In the days following the quarter-end burst to almost $1 trillion, usage of the Fed’s infamous overnight reverse repo facility had shrunk by roughly $200BN, gravitating in the $750BN – $800BN range, until today when 71 counterparties parked $860.5BN worth of reserves at the Fed, the second highest amount on record.
But despite renewed expectations that this latest push will finally send total RRP activity above $1 trillion as banks seek to park excess reserves/deposits anywhere but in the economy and/or markets, Curvature’s Scott Skyrm disagrees, pointing to one notable change: the surge in yields.
As Skyrm writes in his latest Repo Market Commentary “with the stock market sell-off and the bond market rally, it only means one thing! A flight-to-quality.” This matters because traditionally “a flight-to-quality will affect the Repo market by removing securities from the market.”

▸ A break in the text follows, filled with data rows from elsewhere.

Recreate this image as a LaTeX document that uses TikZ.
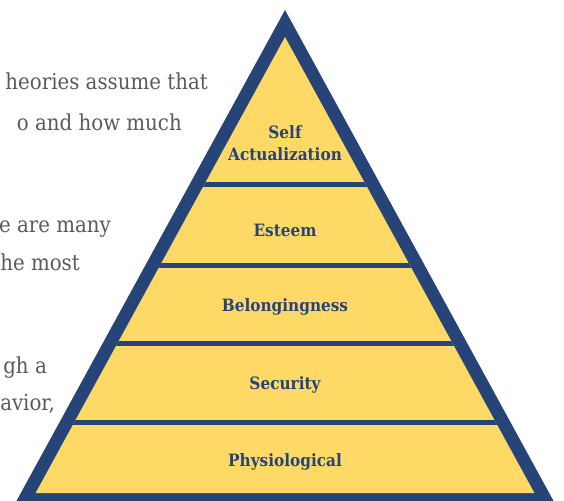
\documentclass[tikz,border=0pt]{standalone}
\usepackage{fontspec}
\setmainfont{DejaVu Serif Condensed}
\usetikzlibrary{positioning}

\definecolor{pyrblue}{HTML}{264478}
\definecolor{pyryellow}{HTML}{FFD966}
\definecolor{bodygray}{HTML}{5A5A5A}

\begin{document}
\begin{tikzpicture}[x=1pt, y=-1pt,
  level/.style={font=\bfseries\fontsize{17}{22}\selectfont, text=pyrblue, align=center, anchor=base, inner sep=0pt},
  body/.style={font=\fontsize{22}{26}\selectfont, text=bodygray, anchor=base east, inner sep=0pt}]

  \useasboundingbox (0,0) rectangle (564,500);

  % text running beside the pyramid
  \node[body] (p1a) at (208,90)  {heories assume that};
  \node[body] (p1b) at (182,130) {o and how much};
  \node[body] (p2a) at (111,232) {e are many};
  \node[body] (p2b) at (80,270)  {he most};
  \node[body] (p3a) at (47,373)  {gh a};
  \node[body] (p3b) at (55,410)  {avior,};

  % pyramid
  \coordinate (apex) at (285,10);
  \coordinate (inapex) at (285,37);
  \fill[pyrblue] (apex) -- (556.3,506) -- (13.7,506) -- cycle;
  \fill[pyryellow] (inapex) -- (534.4,493) -- (35.6,493) -- cycle;

  \begin{scope}
    \clip (inapex) -- (534.4,493) -- (35.6,493) -- cycle;
    \foreach \y in {184,265,343.5,422.5}
      \draw[pyrblue, line width=5pt] (0,\y) -- (564,\y);
  \end{scope}

  \node[level] (self)   at (285,160) {Self\\Actualization};
  \node[level] (esteem) at (285,236) {Esteem};
  \node[level] (belong) at (285,311) {Belongingness};
  \node[level] (secur)  at (285,389) {Security};
  \node[level] (physio) at (285,466) {Physiological};

\end{tikzpicture}
\end{document}
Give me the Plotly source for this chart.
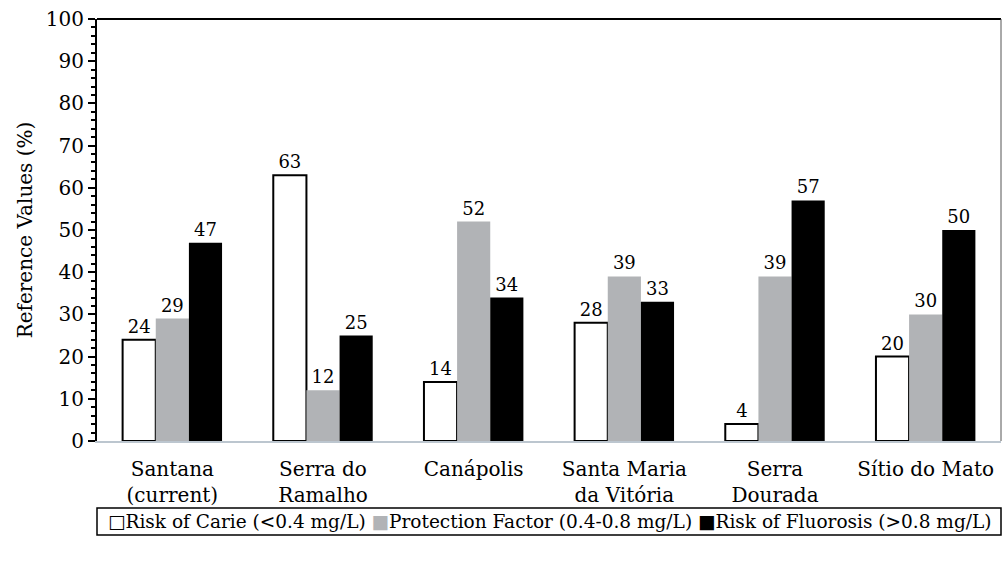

And as “end buyers” purchase Treasurys and pack them away in their portfolios, “it means less collateral in the market” (reserves, i.e., cash, is what banks use to buy TSYs with, or – in the case of JPMorgan – not buy TSYs with as discussed earlier). Skyrm then writes that historically a large percentage of the securities purchased are the on-the-run issues, so “given the slow summer weeks and large issue sizes, I don’t expect Repo market activity to increase substantially.”
However, after a sleepy August, if volatility continues into the refunding and if yields reverse course and collateral is once again dumped, Skyrm warns that “we could have a pretty active August.”
Not everyone agrees with this take: according to interbroker dealer Wrightson ICAP, RRP volumes could return to the $900 billion level by Wednesday or Thursday.
But the biggest reason why many expect the RRP balance to explode in the next 10 days is because in May, the Treasury forecast that its cash balance on July 31 will drop to $450 billion; it was $698 billion on July 16, meaning that the Treasury will have to drain $250 billion in cash from the Treasury General Account, with the resultant reserves likely getting parked immediately at the Fed’s repo facility…
… unless of course the Fed makes equities eligible for CET1 coverage, encouraging banks to use Fed reserves to buy stocks outright instead of through market intermediaries.